Works wonders if you want the snare to punch through in the mix like zomboy/skrillex/feed me etc
Re: Feeds Me (Drums)
Posted: Sat Nov 30, 2013 6:11 pm
by mthrfnk
blinkesko wrote:sofarmusic wrote:bouncingfish wrote:The clicky transient is something I still have no clue how to create, though.
>Take any sample on the face of the earth, or take white noise
>Chop it down to as small as you can get it in your DAW of choice
>Place transient shaper with as much attack as you want, no release
>Bounce down
>Place transient sample just before rest of sample
By the last step, I'm referring to placing the transient, then place the rest of the drum sample that doesn't have a transient right after so that the transient is completely untouched, making it cleaner and sharper. Also, once you've got the transient hitting harder than all hell, mix it into the rest of the drum to make it sound nice and natural. Then, when you load the drum hit as a whole into a sampler, place whatever on that drum hit to make it punchy and bam! You got a Feed Me transient/drum hit.

This is a nice and simple guide to a good transient, used it in the past alot myself. White noise + eq + compression/distortion maybe, then bus it with a snare sample without a transient, compress the two together and bounce. The transient shaper is not really necessary, since you can just use the volume fader on the transient channel.
Works wonders if you want the snare to punch through in the mix like zomboy/skrillex/feed me etc
This technique's pretty cool, I used to try and blend hi/low end from different kicks but... I just took a clap that was pretty punchy, chopped the transient and boosted + distorted to hell, eq'd the low end out and fed it into my Kick buss... boom really punchy kick.

Re: Feeds Me (Drums)
Posted: Sat Nov 30, 2013 6:25 pm
by Augment
mthrfnk wrote:blinkesko wrote:sofarmusic wrote:bouncingfish wrote:The clicky transient is something I still have no clue how to create, though.
>Take any sample on the face of the earth, or take white noise
>Chop it down to as small as you can get it in your DAW of choice
>Place transient shaper with as much attack as you want, no release
>Bounce down
>Place transient sample just before rest of sample
By the last step, I'm referring to placing the transient, then place the rest of the drum sample that doesn't have a transient right after so that the transient is completely untouched, making it cleaner and sharper. Also, once you've got the transient hitting harder than all hell, mix it into the rest of the drum to make it sound nice and natural. Then, when you load the drum hit as a whole into a sampler, place whatever on that drum hit to make it punchy and bam! You got a Feed Me transient/drum hit.
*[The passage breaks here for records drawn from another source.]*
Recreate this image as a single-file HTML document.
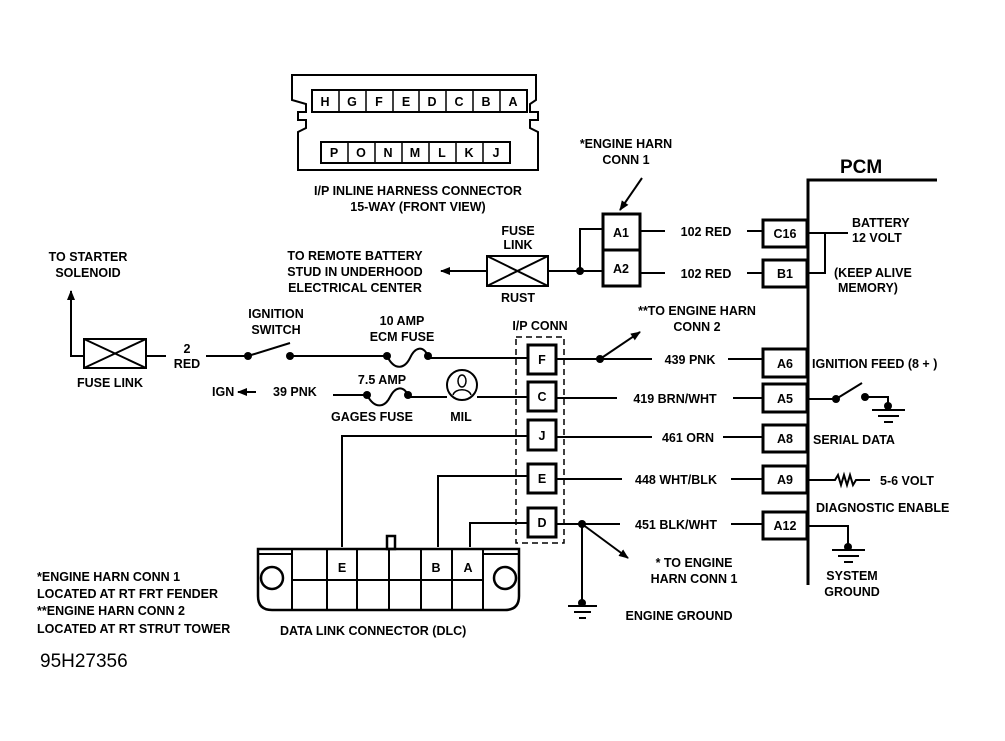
<!DOCTYPE html>
<html><head><meta charset="utf-8"><style>
html,body{margin:0;padding:0;background:#fff;}
svg{display:block;}
text{font-family:"Liberation Sans",sans-serif;font-weight:bold;font-size:12.5px;fill:#000;}
</style></head><body>
<svg width="1005" height="741" viewBox="0 0 1005 741" xmlns="http://www.w3.org/2000/svg">
<defs><marker id="ar" markerWidth="10" markerHeight="8" refX="9" refY="4" orient="auto" markerUnits="userSpaceOnUse"><path d="M0,0 L10,4 L0,8 Z" fill="#000"/></marker></defs>
<g stroke="#000" fill="none" stroke-width="2">
<path d="M300,75 H536 V100 L530,104 V112 L538,112 V120 L530,120 V128 L538,132 V170 H298 V132 L306,128 V120 L298,120 V112 L306,112 V104 L292,100 V75 Z"/>
<rect x="312" y="90" width="215" height="22"/>
<rect x="321" y="142" width="189" height="21"/>
</g>
<g stroke="#000" stroke-width="1.5">
<line x1="339" y1="90" x2="339" y2="112"/><line x1="366" y1="90" x2="366" y2="112"/><line x1="393" y1="90" x2="393" y2="112"/><line x1="419" y1="90" x2="419" y2="112"/><line x1="446" y1="90" x2="446" y2="112"/><line x1="473" y1="90" x2="473" y2="112"/><line x1="500" y1="90" x2="500" y2="112"/>
<line x1="348" y1="142" x2="348" y2="163"/><line x1="375" y1="142" x2="375" y2="163"/><line x1="402" y1="142" x2="402" y2="163"/><line x1="429" y1="142" x2="429" y2="163"/><line x1="456" y1="142" x2="456" y2="163"/><line x1="483" y1="142" x2="483" y2="163"/>
</g>
<g style="font-size:10px;font-weight:normal" text-anchor="middle">
<text x="325" y="106">H</text><text x="352" y="106">G</text><text x="379" y="106">F</text><text x="406" y="106">E</text><text x="432" y="106">D</text><text x="459" y="106">C</text><text x="486" y="106">B</text><text x="513" y="106">A</text>
<text x="334" y="157">P</text><text x="361" y="157">O</text><text x="388" y="157">N</text><text x="415" y="157">M</text><text x="442" y="157">L</text><text x="469" y="157">K</text><text x="496" y="157">J</text>
</g>
<text x="418" y="195" text-anchor="middle">I/P INLINE HARNESS CONNECTOR</text>
<text x="418" y="211" text-anchor="middle">15-WAY (FRONT VIEW)</text>

<text x="840" y="173" style="font-size:19px">PCM</text>
<g stroke="#000" fill="none" stroke-width="3">
<polyline points="808,585 808,180 937,180"/>
</g>
<g stroke="#000" fill="#fff" stroke-width="3">
<rect x="763" y="220" width="44" height="27"/>
<rect x="763" y="260" width="44" height="27"/>
<rect x="763" y="349" width="44" height="28"/>
<rect x="763" y="384" width="44" height="28"/>
<rect x="763" y="425" width="44" height="27"/>
<rect x="763" y="466" width="44" height="27"/>
<rect x="763" y="512" width="44" height="27"/>
<rect x="603" y="214" width="37" height="36"/>
<rect x="603" y="250" width="37" height="36"/>
<rect x="528" y="345" width="28" height="29"/>
<rect x="528" y="382" width="28" height="29"/>
<rect x="528" y="420" width="28" height="30"/>
<rect x="528" y="464" width="28" height="29"/>
<rect x="528" y="508" width="28" height="29"/>
</g>
<g text-anchor="middle">
<text x="785" y="238">C16</text><text x="785" y="278">B1</text><text x="785" y="368">A6</text><text x="785" y="403">A5</text><text x="785" y="443">A8</text><text x="785" y="484">A9</text><text x="785" y="530">A12</text>
<text x="621" y="237">A1</text><text x="621" y="273">A2</text>
<text x="542" y="364">F</text><text x="542" y="401">C</text><text x="542" y="440">J</text><text x="542" y="483">E</text><text x="542" y="527">D</text>
</g>
<rect x="516" y="337" width="48" height="206" fill="none" stroke="#000" stroke-width="1.5" stroke-dasharray="6,4"/>

<g stroke="#000" fill="none" stroke-width="2">
<line x1="640" y1="231" x2="665" y2="231"/><line x1="747" y1="231" x2="763" y2="231"/>
<line x1="640" y1="273" x2="665" y2="273"/><line x1="747" y1="273" x2="763" y2="273"/>
<polyline points="808,233 825,233 825,273 808,273"/><line x1="825" y1="233" x2="848" y2="233"/>
<rect x="487" y="256" width="61" height="30"/><line x1="487" y1="256" x2="548" y2="286"/><line x1="487" y1="286" x2="548" y2="256"/>
<line x1="487" y1="271" x2="441" y2="271" marker-end="url(#ar)"/>
<line x1="548" y1="271" x2="603" y2="271"/>
<polyline points="580,271 580,229 603,229"/>
<rect x="84" y="339" width="62" height="29"/><line x1="84" y1="339" x2="146" y2="368"/><line x1="84" y1="368" x2="146" y2="339"/>
<polyline points="84,356 71,356 71,291" marker-end="url(#ar)"/>
<line x1="146" y1="356" x2="166" y2="356"/>
<line x1="206" y1="356" x2="248" y2="356"/>
<line x1="248" y1="356" x2="290" y2="343"/>
<line x1="290" y1="356" x2="384" y2="356"/>
<path d="M387,356 C395,372 405,368 410,358 C415,347 423,345 428,356"/>
<line x1="428" y1="358" x2="528" y2="358"/>
<line x1="256" y1="392" x2="238" y2="392" marker-end="url(#ar)"/>
<line x1="333" y1="395" x2="367" y2="395"/>
<path d="M367,395 C375,410 385,407 390,397 C395,387 403,385 408,395"/>
<line x1="408" y1="397" x2="447" y2="397"/>
<circle cx="462" cy="385" r="15"/>
<line x1="477" y1="397" x2="528" y2="397"/>
<polyline points="528,436 342,436 342,547"/>
<polyline points="528,476 438,476 438,547"/>
<polyline points="528,523 470,523 470,547"/>
<line x1="556" y1="359" x2="652" y2="359"/><line x1="728" y1="359" x2="763" y2="359"/>
<line x1="600" y1="359" x2="640" y2="332" marker-end="url(#ar)"/>
<line x1="556" y1="398" x2="617" y2="398"/><line x1="733" y1="398" x2="763" y2="398"/>
<line x1="556" y1="437" x2="652" y2="437"/><line x1="723" y1="437" x2="763" y2="437"/>
<line x1="556" y1="479" x2="622" y2="479"/><line x1="731" y1="479" x2="763" y2="479"/>
<line x1="556" y1="524" x2="620" y2="524"/><line x1="731" y1="524" x2="763" y2="524"/>
<line x1="582" y1="524" x2="628" y2="558" marker-end="url(#ar)"/>
<line x1="582" y1="524" x2="582" y2="600"/>
<line x1="568" y1="606" x2="597" y2="606"/><line x1="574" y1="612" x2="591" y2="612"/><line x1="579" y1="618" x2="586" y2="618"/>
<line x1="808" y1="399" x2="836" y2="399"/><line x1="836" y1="399" x2="862" y2="383"/>
<polyline points="865,397 888,397 888,405"/>
<line x1="872" y1="410" x2="905" y2="410"/><line x1="878" y1="416" x2="899" y2="416"/><line x1="884" y1="422" x2="893" y2="422"/>
<polyline points="808,480 835,480 838,475 841,485 844,475 847,485 850,475 853,485 856,480 870,480"/>
<polyline points="808,526 848,526 848,545"/>
<line x1="832" y1="550" x2="865" y2="550"/><line x1="838" y1="556" x2="859" y2="556"/><line x1="844" y1="562" x2="853" y2="562"/>
<line x1="642" y1="178" x2="620" y2="210" marker-end="url(#ar)"/>
</g>
<g fill="#000">
<circle cx="580" cy="271" r="4"/><circle cx="248" cy="356" r="4"/><circle cx="290" cy="356" r="4"/>
<circle cx="387" cy="356" r="4"/><circle cx="428" cy="356" r="4"/><circle cx="367" cy="395" r="4"/><circle cx="408" cy="395" r="4"/>
<circle cx="600" cy="359" r="4"/><circle cx="582" cy="524" r="4"/><circle cx="582" cy="603" r="4"/>
<circle cx="836" cy="399" r="4"/><circle cx="865" cy="397" r="4"/><circle cx="888" cy="406" r="4"/><circle cx="848" cy="547" r="4"/>
</g>
<g stroke="#000" fill="none" stroke-width="1.5">
<ellipse cx="462" cy="381" rx="4" ry="6"/><path d="M453,395 C455,388 469,388 471,395"/>
</g>

<g stroke="#000" fill="none" stroke-width="2.5">
<path d="M258,549 H519 V596 Q519,610 505,610 H272 Q258,610 258,596 Z"/>
<rect x="387" y="536" width="8" height="13"/>
<circle cx="272" cy="578" r="11"/><circle cx="505" cy="578" r="11"/>
</g>
<g stroke="#000" stroke-width="2">
<line x1="258" y1="554" x2="292" y2="554"/><line x1="483" y1="554" x2="519" y2="554"/>
<line x1="292" y1="549" x2="292" y2="610"/><line x1="327" y1="549" x2="327" y2="610"/><line x1="357" y1="549" x2="357" y2="610"/><line x1="389" y1="549" x2="389" y2="610"/><line x1="421" y1="549" x2="421" y2="610"/><line x1="452" y1="549" x2="452" y2="610"/><line x1="483" y1="549" x2="483" y2="610"/>
<line x1="292" y1="580" x2="483" y2="580"/>
</g>
<text x="342" y="572" text-anchor="middle">E</text><text x="436" y="572" text-anchor="middle">B</text><text x="468" y="572" text-anchor="middle">A</text>
<text x="280" y="635">DATA LINK CONNECTOR (DLC)</text>

<text x="626" y="148" text-anchor="middle">*ENGINE HARN</text>
<text x="626" y="164" text-anchor="middle">CONN 1</text>
<text x="706" y="236" text-anchor="middle">102 RED</text>
<text x="706" y="278" text-anchor="middle">102 RED</text>
<text x="852" y="227">BATTERY</text><text x="852" y="242">12 VOLT</text>
<text x="834" y="277">(KEEP ALIVE</text><text x="838" y="292">MEMORY)</text>
<text x="518" y="235" text-anchor="middle">FUSE</text><text x="518" y="249" text-anchor="middle">LINK</text>
<text x="518" y="302" text-anchor="middle">RUST</text>
<text x="355" y="260" text-anchor="middle">TO REMOTE BATTERY</text>
<text x="355" y="276" text-anchor="middle">STUD IN UNDERHOOD</text>
<text x="355" y="292" text-anchor="middle">ELECTRICAL CENTER</text>
<text x="88" y="261" text-anchor="middle">TO STARTER</text><text x="88" y="277" text-anchor="middle">SOLENOID</text>
<text x="110" y="387" text-anchor="middle">FUSE LINK</text>
<text x="187" y="353" text-anchor="middle">2</text><text x="187" y="368" text-anchor="middle">RED</text>
<text x="276" y="318" text-anchor="middle">IGNITION</text><text x="276" y="334" text-anchor="middle">SWITCH</text>
<text x="402" y="325" text-anchor="middle">10 AMP</text><text x="402" y="341" text-anchor="middle">ECM FUSE</text>
<text x="212" y="396">IGN</text><text x="273" y="396">39 PNK</text>
<text x="382" y="384" text-anchor="middle">7.5 AMP</text>
<text x="372" y="421" text-anchor="middle">GAGES FUSE</text>
<text x="461" y="421" text-anchor="middle">MIL</text>
<text x="540" y="330" text-anchor="middle">I/P CONN</text>
<text x="697" y="315" text-anchor="middle">**TO ENGINE HARN</text>
<text x="697" y="331" text-anchor="middle">CONN 2</text>
<text x="690" y="364" text-anchor="middle">439 PNK</text>
<text x="675" y="403" text-anchor="middle">419 BRN/WHT</text>
<text x="688" y="442" text-anchor="middle">461 ORN</text>
<text x="676" y="484" text-anchor="middle">448 WHT/BLK</text>
<text x="676" y="529" text-anchor="middle">451 BLK/WHT</text>
<text x="812" y="368">IGNITION FEED (8 + )</text>
<text x="813" y="444">SERIAL DATA</text>
<text x="880" y="485">5-6 VOLT</text>
<text x="816" y="512">DIAGNOSTIC ENABLE</text>
<text x="852" y="580" text-anchor="middle">SYSTEM</text><text x="852" y="596" text-anchor="middle">GROUND</text>
<text x="694" y="567" text-anchor="middle">* TO ENGINE</text><text x="694" y="583" text-anchor="middle">HARN CONN 1</text>
<text x="679" y="620" text-anchor="middle">ENGINE GROUND</text>
<text x="37" y="581">*ENGINE HARN CONN 1</text>
<text x="37" y="598">LOCATED AT RT FRT FENDER</text>
<text x="37" y="615">**ENGINE HARN CONN 2</text>
<text x="37" y="633">LOCATED AT RT STRUT TOWER</text>
<text x="40" y="667" style="font-weight:normal;font-size:19px">95H27356</text>
</svg>
</body></html>
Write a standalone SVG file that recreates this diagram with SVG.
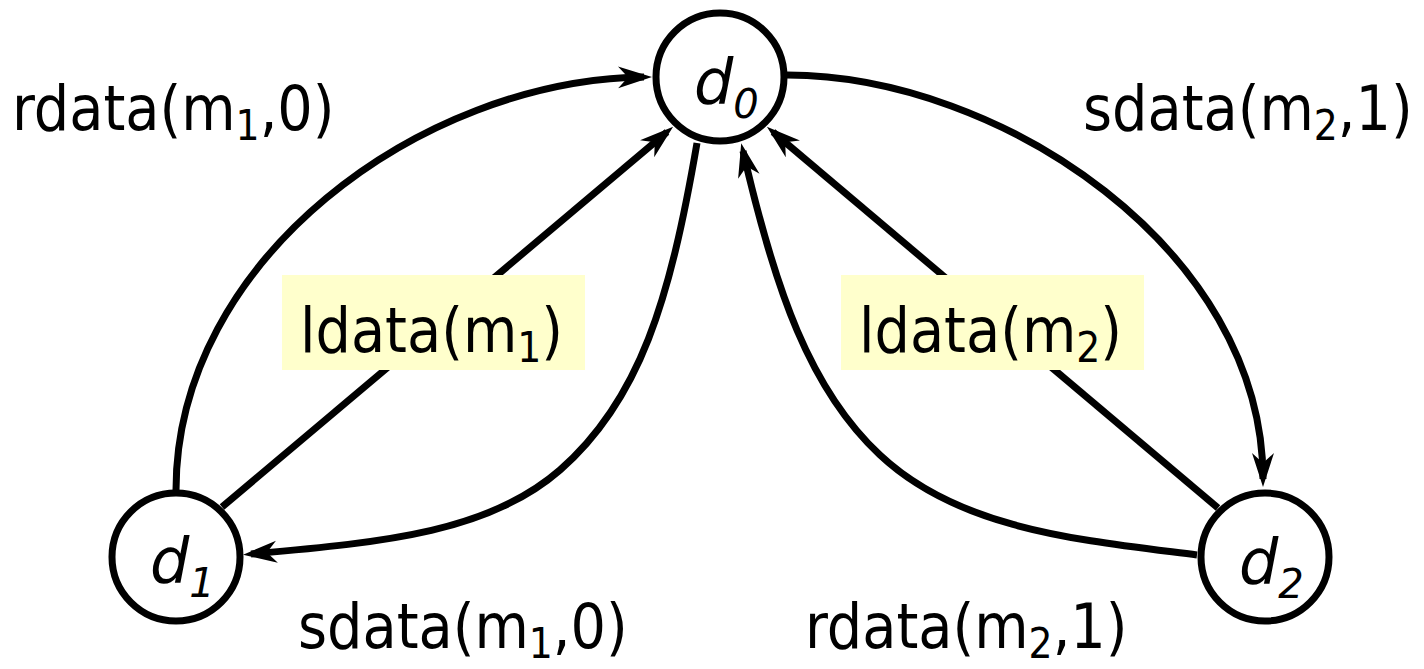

This is a nice and simple guide to a good transient, used it in the past alot myself. White noise + eq + compression/distortion maybe, then bus it with a snare sample without a transient, compress the two together and bounce. The transient shaper is not really necessary, since you can just use the volume fader on the transient channel.
Works wonders if you want the snare to punch through in the mix like zomboy/skrillex/feed me etc
This technique's pretty cool, I used to try and blend hi/low end from different kicks but... I just took a clap that was pretty punchy, chopped the transient and boosted + distorted to hell, eq'd the low end out and fed it into my Kick buss... boom really punchy kick.

Yeah it's worth mentioning that this method applies to kicks aswell haha.